> **Data extract**:
• • • • •

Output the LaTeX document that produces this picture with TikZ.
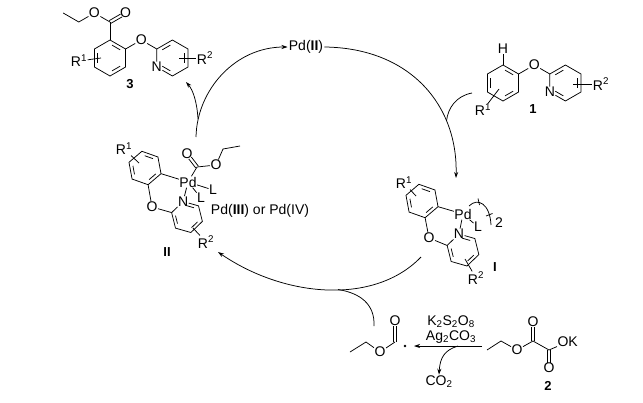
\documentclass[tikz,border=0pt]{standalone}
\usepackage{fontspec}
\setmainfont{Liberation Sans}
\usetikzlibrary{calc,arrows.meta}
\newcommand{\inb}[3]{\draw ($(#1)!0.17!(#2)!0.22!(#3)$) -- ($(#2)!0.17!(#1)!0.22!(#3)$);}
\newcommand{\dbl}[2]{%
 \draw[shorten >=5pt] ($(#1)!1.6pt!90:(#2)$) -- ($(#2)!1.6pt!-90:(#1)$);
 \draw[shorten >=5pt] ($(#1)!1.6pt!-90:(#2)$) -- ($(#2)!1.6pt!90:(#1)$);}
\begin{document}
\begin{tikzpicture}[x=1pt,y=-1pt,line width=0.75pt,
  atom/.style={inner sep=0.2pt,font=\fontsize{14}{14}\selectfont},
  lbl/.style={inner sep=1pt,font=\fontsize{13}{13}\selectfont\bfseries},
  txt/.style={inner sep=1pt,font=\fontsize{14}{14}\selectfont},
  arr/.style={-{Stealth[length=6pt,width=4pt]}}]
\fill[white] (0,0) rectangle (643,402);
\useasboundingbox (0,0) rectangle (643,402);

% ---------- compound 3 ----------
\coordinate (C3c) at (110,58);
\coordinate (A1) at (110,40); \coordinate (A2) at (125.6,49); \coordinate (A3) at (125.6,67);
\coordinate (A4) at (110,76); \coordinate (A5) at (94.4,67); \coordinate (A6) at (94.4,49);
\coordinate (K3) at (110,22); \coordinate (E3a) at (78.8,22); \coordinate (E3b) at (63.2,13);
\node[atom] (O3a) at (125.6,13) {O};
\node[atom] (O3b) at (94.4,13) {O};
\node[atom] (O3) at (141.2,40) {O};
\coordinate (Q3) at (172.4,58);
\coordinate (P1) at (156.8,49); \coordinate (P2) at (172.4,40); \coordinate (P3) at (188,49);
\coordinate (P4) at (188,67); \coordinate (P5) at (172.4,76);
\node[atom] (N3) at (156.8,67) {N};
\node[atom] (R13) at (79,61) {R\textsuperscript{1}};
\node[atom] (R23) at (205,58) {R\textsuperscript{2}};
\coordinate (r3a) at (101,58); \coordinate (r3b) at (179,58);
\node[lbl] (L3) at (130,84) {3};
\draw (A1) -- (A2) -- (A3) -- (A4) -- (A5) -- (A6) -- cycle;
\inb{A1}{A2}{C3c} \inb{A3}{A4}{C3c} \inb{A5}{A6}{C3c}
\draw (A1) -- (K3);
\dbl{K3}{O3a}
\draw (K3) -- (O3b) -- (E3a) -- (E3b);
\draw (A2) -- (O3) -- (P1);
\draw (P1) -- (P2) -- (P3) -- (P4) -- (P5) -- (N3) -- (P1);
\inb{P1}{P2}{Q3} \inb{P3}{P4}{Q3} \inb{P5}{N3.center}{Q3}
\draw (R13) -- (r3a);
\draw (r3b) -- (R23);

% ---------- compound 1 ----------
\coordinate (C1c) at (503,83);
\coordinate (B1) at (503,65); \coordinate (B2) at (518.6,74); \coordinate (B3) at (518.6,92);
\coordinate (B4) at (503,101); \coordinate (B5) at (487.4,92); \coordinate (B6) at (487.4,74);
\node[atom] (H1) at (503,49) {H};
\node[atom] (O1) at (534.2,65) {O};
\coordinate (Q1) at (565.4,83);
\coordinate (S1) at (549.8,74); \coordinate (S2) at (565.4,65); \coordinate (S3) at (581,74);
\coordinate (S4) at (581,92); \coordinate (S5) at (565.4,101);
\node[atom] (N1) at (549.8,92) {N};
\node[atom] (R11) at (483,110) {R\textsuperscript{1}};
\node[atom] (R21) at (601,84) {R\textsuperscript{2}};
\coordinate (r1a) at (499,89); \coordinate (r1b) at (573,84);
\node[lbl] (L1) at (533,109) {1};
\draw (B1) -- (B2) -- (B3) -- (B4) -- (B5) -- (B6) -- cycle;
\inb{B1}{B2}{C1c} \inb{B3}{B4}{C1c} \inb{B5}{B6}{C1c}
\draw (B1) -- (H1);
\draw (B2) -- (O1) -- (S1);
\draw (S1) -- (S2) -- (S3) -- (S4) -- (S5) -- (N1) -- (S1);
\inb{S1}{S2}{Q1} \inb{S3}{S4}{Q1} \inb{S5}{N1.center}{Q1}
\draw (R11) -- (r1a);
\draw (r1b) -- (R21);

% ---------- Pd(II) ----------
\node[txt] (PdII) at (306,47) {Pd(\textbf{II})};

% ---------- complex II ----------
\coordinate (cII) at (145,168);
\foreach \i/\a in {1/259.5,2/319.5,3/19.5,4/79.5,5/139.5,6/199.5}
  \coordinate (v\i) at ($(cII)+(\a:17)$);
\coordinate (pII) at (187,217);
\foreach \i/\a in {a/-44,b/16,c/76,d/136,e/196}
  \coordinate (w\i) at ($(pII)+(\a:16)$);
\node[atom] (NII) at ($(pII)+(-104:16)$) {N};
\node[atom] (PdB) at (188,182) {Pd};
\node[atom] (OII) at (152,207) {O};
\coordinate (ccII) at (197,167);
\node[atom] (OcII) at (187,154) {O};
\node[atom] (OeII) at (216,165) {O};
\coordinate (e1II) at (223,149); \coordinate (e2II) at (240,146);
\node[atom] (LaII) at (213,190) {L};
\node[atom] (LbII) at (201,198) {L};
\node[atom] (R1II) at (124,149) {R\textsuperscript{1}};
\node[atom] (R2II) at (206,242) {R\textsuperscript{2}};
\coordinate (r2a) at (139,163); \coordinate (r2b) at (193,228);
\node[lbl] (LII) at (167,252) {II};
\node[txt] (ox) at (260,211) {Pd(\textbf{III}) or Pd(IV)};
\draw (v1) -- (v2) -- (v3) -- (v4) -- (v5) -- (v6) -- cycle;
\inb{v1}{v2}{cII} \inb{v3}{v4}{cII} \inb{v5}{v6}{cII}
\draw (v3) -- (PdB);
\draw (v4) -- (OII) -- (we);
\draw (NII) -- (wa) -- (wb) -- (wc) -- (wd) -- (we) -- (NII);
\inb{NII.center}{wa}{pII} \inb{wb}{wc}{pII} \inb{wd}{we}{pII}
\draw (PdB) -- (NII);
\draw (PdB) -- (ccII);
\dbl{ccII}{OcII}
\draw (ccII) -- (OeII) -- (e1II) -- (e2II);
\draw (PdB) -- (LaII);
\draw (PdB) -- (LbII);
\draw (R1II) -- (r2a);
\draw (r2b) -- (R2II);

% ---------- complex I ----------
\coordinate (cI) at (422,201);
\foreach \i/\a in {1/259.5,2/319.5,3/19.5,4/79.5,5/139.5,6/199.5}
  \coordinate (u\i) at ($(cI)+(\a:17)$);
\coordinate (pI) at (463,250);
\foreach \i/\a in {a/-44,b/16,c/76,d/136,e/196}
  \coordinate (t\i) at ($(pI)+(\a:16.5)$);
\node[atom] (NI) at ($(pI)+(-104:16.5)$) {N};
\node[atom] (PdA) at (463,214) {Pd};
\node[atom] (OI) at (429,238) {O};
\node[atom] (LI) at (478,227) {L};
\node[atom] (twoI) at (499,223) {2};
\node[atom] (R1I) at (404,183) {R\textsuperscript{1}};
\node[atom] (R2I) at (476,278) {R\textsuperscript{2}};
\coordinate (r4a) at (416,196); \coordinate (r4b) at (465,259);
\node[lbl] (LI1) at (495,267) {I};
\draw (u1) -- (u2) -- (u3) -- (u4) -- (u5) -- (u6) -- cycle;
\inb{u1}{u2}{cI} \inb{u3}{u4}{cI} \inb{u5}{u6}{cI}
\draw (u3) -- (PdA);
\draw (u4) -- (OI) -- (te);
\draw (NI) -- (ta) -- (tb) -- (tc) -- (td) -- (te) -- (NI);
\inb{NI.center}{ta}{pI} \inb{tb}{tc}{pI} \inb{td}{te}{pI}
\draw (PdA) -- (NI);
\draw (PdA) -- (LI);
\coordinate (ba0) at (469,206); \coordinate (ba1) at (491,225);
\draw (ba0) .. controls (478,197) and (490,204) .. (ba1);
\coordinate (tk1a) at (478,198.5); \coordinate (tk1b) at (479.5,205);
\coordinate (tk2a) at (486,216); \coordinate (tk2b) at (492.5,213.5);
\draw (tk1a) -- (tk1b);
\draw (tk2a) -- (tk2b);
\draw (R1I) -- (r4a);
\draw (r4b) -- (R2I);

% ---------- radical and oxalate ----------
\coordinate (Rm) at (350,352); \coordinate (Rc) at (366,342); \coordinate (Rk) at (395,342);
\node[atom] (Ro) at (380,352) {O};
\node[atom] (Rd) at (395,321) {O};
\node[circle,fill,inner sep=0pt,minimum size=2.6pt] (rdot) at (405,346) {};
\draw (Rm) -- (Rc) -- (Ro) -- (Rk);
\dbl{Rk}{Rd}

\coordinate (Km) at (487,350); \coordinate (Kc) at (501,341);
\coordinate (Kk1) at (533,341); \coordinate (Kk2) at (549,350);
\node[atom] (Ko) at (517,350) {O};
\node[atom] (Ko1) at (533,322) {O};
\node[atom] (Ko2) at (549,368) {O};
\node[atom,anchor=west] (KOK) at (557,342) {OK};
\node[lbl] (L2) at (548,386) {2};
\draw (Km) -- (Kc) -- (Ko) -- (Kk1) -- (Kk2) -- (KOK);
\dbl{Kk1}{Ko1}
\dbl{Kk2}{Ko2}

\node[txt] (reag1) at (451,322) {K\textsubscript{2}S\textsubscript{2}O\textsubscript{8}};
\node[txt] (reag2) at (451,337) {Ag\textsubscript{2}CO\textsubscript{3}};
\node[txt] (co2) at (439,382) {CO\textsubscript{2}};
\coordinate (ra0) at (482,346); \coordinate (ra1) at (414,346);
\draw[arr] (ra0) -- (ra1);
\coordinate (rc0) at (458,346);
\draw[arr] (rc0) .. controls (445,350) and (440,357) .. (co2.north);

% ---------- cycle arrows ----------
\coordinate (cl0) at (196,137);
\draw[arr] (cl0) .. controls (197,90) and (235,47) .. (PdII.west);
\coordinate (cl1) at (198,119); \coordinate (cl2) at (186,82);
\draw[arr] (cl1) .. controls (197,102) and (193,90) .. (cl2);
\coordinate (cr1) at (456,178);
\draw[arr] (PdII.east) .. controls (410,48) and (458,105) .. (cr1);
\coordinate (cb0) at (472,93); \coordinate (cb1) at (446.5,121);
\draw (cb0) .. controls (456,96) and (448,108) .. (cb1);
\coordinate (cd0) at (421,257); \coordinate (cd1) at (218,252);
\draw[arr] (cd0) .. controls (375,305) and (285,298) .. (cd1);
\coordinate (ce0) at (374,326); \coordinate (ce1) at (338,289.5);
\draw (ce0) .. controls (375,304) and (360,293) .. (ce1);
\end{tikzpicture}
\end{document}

• • • • •

> **Exercise objective**: Starting with the first line of the data above and ending with the line containing "(r3b) -- (R23);", please restate every line exactly, leaving images out.

> **Solution for this problem**:
Output the LaTeX document that produces this picture with TikZ.
\documentclass[tikz,border=0pt]{standalone}
\usepackage{fontspec}
\setmainfont{Liberation Sans}
\usetikzlibrary{calc,arrows.meta}
\newcommand{\inb}[3]{\draw ($(#1)!0.17!(#2)!0.22!(#3)$) -- ($(#2)!0.17!(#1)!0.22!(#3)$);}
\newcommand{\dbl}[2]{%
 \draw[shorten >=5pt] ($(#1)!1.6pt!90:(#2)$) -- ($(#2)!1.6pt!-90:(#1)$);
 \draw[shorten >=5pt] ($(#1)!1.6pt!-90:(#2)$) -- ($(#2)!1.6pt!90:(#1)$);}
\begin{document}
\begin{tikzpicture}[x=1pt,y=-1pt,line width=0.75pt,
  atom/.style={inner sep=0.2pt,font=\fontsize{14}{14}\selectfont},
  lbl/.style={inner sep=1pt,font=\fontsize{13}{13}\selectfont\bfseries},
  txt/.style={inner sep=1pt,font=\fontsize{14}{14}\selectfont},
  arr/.style={-{Stealth[length=6pt,width=4pt]}}]
\fill[white] (0,0) rectangle (643,402);
\useasboundingbox (0,0) rectangle (643,402);

% ---------- compound 3 ----------
\coordinate (C3c) at (110,58);
\coordinate (A1) at (110,40); \coordinate (A2) at (125.6,49); \coordinate (A3) at (125.6,67);
\coordinate (A4) at (110,76); \coordinate (A5) at (94.4,67); \coordinate (A6) at (94.4,49);
\coordinate (K3) at (110,22); \coordinate (E3a) at (78.8,22); \coordinate (E3b) at (63.2,13);
\node[atom] (O3a) at (125.6,13) {O};
\node[atom] (O3b) at (94.4,13) {O};
\node[atom] (O3) at (141.2,40) {O};
\coordinate (Q3) at (172.4,58);
\coordinate (P1) at (156.8,49); \coordinate (P2) at (172.4,40); \coordinate (P3) at (188,49);
\coordinate (P4) at (188,67); \coordinate (P5) at (172.4,76);
\node[atom] (N3) at (156.8,67) {N};
\node[atom] (R13) at (79,61) {R\textsuperscript{1}};
\node[atom] (R23) at (205,58) {R\textsuperscript{2}};
\coordinate (r3a) at (101,58); \coordinate (r3b) at (179,58);
\node[lbl] (L3) at (130,84) {3};
\draw (A1) -- (A2) -- (A3) -- (A4) -- (A5) -- (A6) -- cycle;
\inb{A1}{A2}{C3c} \inb{A3}{A4}{C3c} \inb{A5}{A6}{C3c}
\draw (A1) -- (K3);
\dbl{K3}{O3a}
\draw (K3) -- (O3b) -- (E3a) -- (E3b);
\draw (A2) -- (O3) -- (P1);
\draw (P1) -- (P2) -- (P3) -- (P4) -- (P5) -- (N3) -- (P1);
\inb{P1}{P2}{Q3} \inb{P3}{P4}{Q3} \inb{P5}{N3.center}{Q3}
\draw (R13) -- (r3a);
\draw (r3b) -- (R23);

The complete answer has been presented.